By Ethan Maurice | May 18, 2016
I took this photograph last week overlooking Horseshoe Bend. The view was absolutely stunning, but I must admit, I feel like a bit of a fraud flaunting it.
You see, though it may look like I trekked a dozen miles to reach such an epic view or that I was standing alone pondering life's deeper questions along the cliff's edge, that's simply not the case. The image might make me look like quite the explorer or at least a bit more adventurous, but the truth is I was surrounded by hundreds of people simultaneously taking the exact same picture.
The parking lot for Horseshoe Bend is literally right next to the highway. It's a mere 10-minute stroll to the cliff's edge that thousands of people make every day.
Since the advent of social media, we've all developed this desire to capture and share our most epic moments. We share these images to make our lives appear more interesting and to receive validation. Validation is a great feeling, and anyone who uses Facebook, Instagram, or any other form of social media has undeniably felt this urge.
Today, most of us are constantly working to brand ourselves and improve our image among our peers, at least to some degree. If you're not doing this actively, I'd bet that urge is at least seated somewhere deep in the back of your mind. Just think about when you have a great picture taken of you, the usual thought is – "Oh yeah! New profile picture!"
We need to be careful with this need to capture the moment, for it can take us from active participants in life to passive observers.
As I stood at the edge of Horseshoe Bend, I took a minute to listen to and observe those around me. I watched as everyone obsessed over getting their perfect shot. A few girls my age were actually arguing about who got to do what pose at the cliff's edge.
“I want to get a picture of me meditating right here!” a girl said.
“Are you kidding?!?!” her friend replied, “I totally said I was going to get a picture of me meditating like five minutes ago!”
Neither of them were into meditation. It was only about branding themselves as someone who would do such a thing in such a place. It was about looking like they were in touch with nature. It was about scoring points on social media.
As I stood there, I realized something quite sad. Horseshoe Bend is one of the most majestic, inspiring views on Planet Earth, yet it's somehow been reduced to a means of showing how great our lives are on social media.
Every day, thousands of people walk for ten minutes to the cliff's edge, take a bunch of pictures, share the best one on social media, and leave without ever actually experiencing what was right in front of them.

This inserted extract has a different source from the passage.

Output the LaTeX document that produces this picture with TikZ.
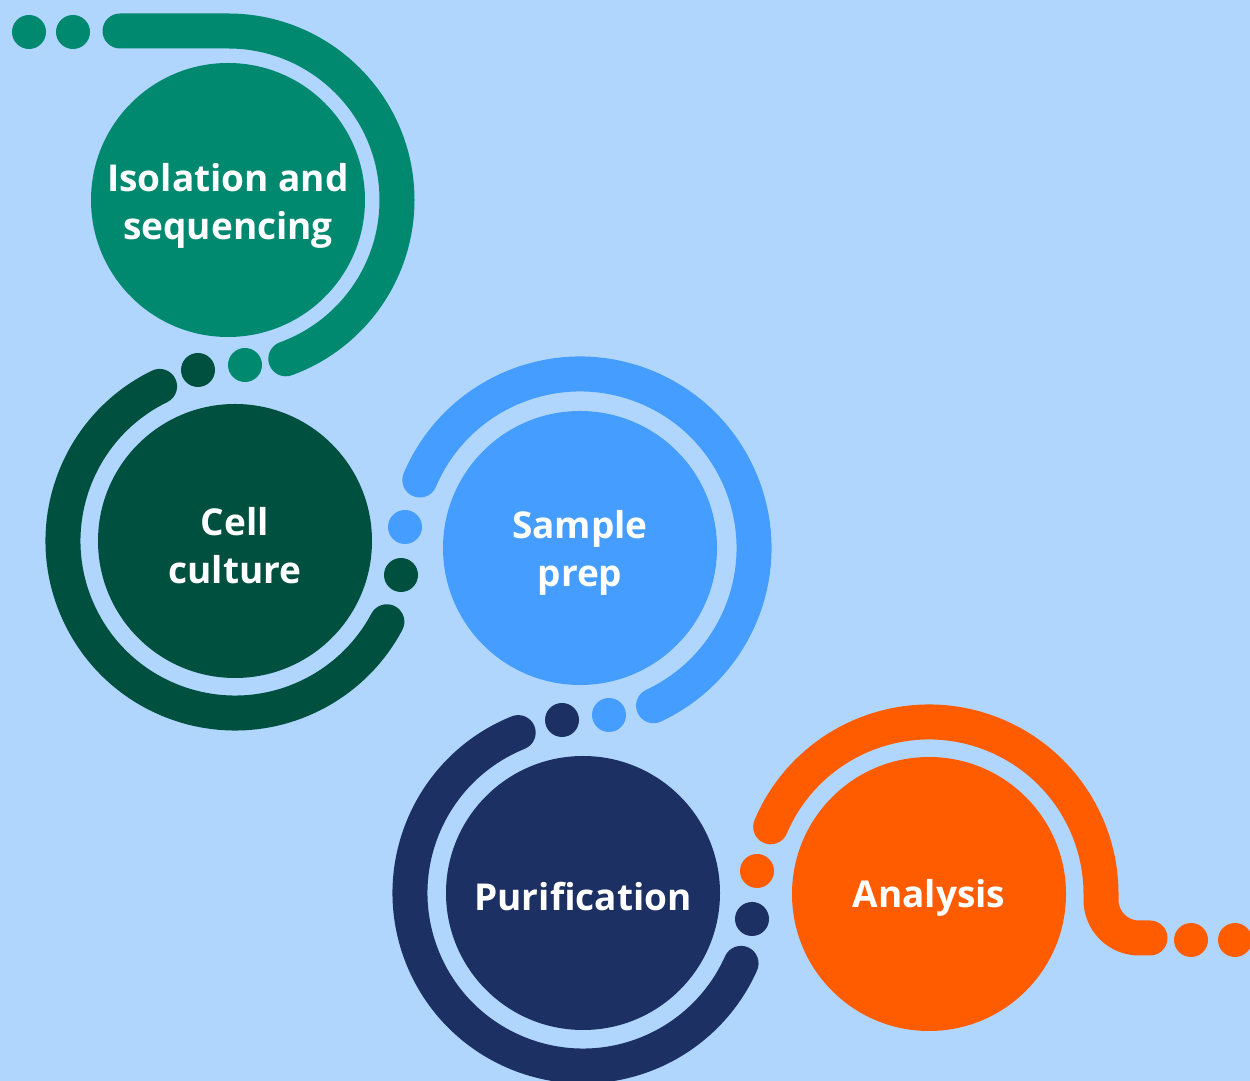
\documentclass[tikz,border=0pt]{standalone}
\usepackage{fontspec}
\newfontfamily\labfont{Open Sans}
\definecolor{bgc}{RGB}{176,214,253}
\definecolor{cteal}{RGB}{0,137,111}
\definecolor{cdkgreen}{RGB}{0,80,64}
\definecolor{cblue}{RGB}{69,158,255}
\definecolor{cnavy}{RGB}{28,48,99}
\definecolor{corange}{RGB}{255,92,0}
\tikzset{
  stage/.style={circle, minimum size=274pt, inner sep=0pt},
  stagetext/.style={inner sep=0pt, text=white, align=center,
    font=\labfont\bfseries\fontsize{37}{48}\selectfont},
  dot/.style={circle, minimum size=34pt, inner sep=0pt},
  ring/.style={line width=35pt, line cap=round}
}
\begin{document}
\begin{tikzpicture}[x=1pt,y=1pt]
\fill[bgc] (0,0) rectangle (1250,1081);
\useasboundingbox (0,0) rectangle (1250,1081);

% rings
\coordinate (r1s) at (120,1050);
\draw[ring, cteal] (r1s) -- (228,1050) arc[start angle=90, end angle=-70, radius=169pt];
\draw[ring, cdkgreen] (235,540) ++(116:172) arc[start angle=116, end angle=332, radius=172pt];
\draw[ring, cblue] (580,533) ++(157:174) arc[start angle=157, end angle=-65, radius=174pt];
\draw[ring, cnavy] (583,188) ++(112:173) arc[start angle=112, end angle=336, radius=173pt];
\coordinate (r5e) at (1150,143);
\draw[ring, corange] (929,187) ++(157:172) arc[start angle=157, end angle=0, radius=172pt]
  -- (1101,181) arc[start angle=180, end angle=270, radius=38pt] -- (r5e);

% stages
\node[stage, fill=cteal] (c1) at (228,881) {};
\node[stage, fill=cdkgreen] (c2) at (235,540) {};
\node[stage, fill=cblue] (c3) at (580,533) {};
\node[stage, fill=cnavy] (c4) at (583,188) {};
\node[stage, fill=corange] (c5) at (929,187) {};
\node[stagetext] (t1) at ([yshift=-6pt]c1.center) {Isolation and\\sequencing};
\node[stagetext] (t2) at ([yshift=-5pt]c2.center) {Cell\\culture};
\node[stagetext] (t3) at ([yshift=-5pt]c3.center) {Sample\\prep};
\node[stagetext] (t4) at ([yshift=-4pt]c4.center) {Purification};
\node[stagetext] (t5) at ([yshift=-4pt]c5.center) {Analysis};

% dots
\node[dot, fill=cteal] (d1a) at (29,1049) {};
\node[dot, fill=cteal] (d1b) at (73,1049) {};
\node[dot, fill=cteal] (d12a) at (245,716) {};
\node[dot, fill=cdkgreen] (d12b) at (198,711) {};
\node[dot, fill=cblue] (d23a) at (405,554) {};
\node[dot, fill=cdkgreen] (d23b) at (401,506) {};
\node[dot, fill=cblue] (d34a) at (609,366) {};
\node[dot, fill=cnavy] (d34b) at (562,361) {};
\node[dot, fill=corange] (d45a) at (757,210) {};
\node[dot, fill=cnavy] (d45b) at (752,162) {};
\node[dot, fill=corange] (d5a) at (1191,141) {};
\node[dot, fill=corange] (d5b) at (1235,141) {};
\end{tikzpicture}
\end{document}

Exploration and enjoyment are no longer the highest priority of heading outdoors – capturing our exploration and enjoyment has become more important.
We still go visit these incredible places. We still set eyes on them. And on the surface, it might not seem like a big deal. But what underlies the physical act of getting out into the wild has been poisoned by this need to capture it. It severs our connection with nature. It makes us merely observers. When filtering our experience for the perfect image, we filter out our presence as well.
Wild places are where we can always go to get out of our heads. To find presence. To experience clarity. To exist in that state of “flow,” where nothing else matters but the moment. Where epic scenery inspires, awes us, and can overwhelm our spirit. I literally cried when I first set eyes upon Le Conte Canyon while backpacking the John Muir Trail two years ago.
The great outdoors are where we go to refresh our very souls, but this constant need to capture the moment obstructs all of this.
For a couple years now, I've been carrying a camera with me while I explore. I've ruined some great moments trying to capture them, but I think I've finally got it figured out. The key is to be able to turn that internal photographic filter off. We must want to experience and be present in a place more than we want to capture it.
When I walked up to Horseshoe Bend, I took a while to just take it all in. I shouldered my camera while I felt the expansiveness. I stood too close to the edge and felt that sharp flash of fear. I stared out at the incredible scene before me and took everything I could from it. Only afterwards did I pop the lens cap off my camera.
Handle your need to capture the moment with care.
You can have your cake and eat it too.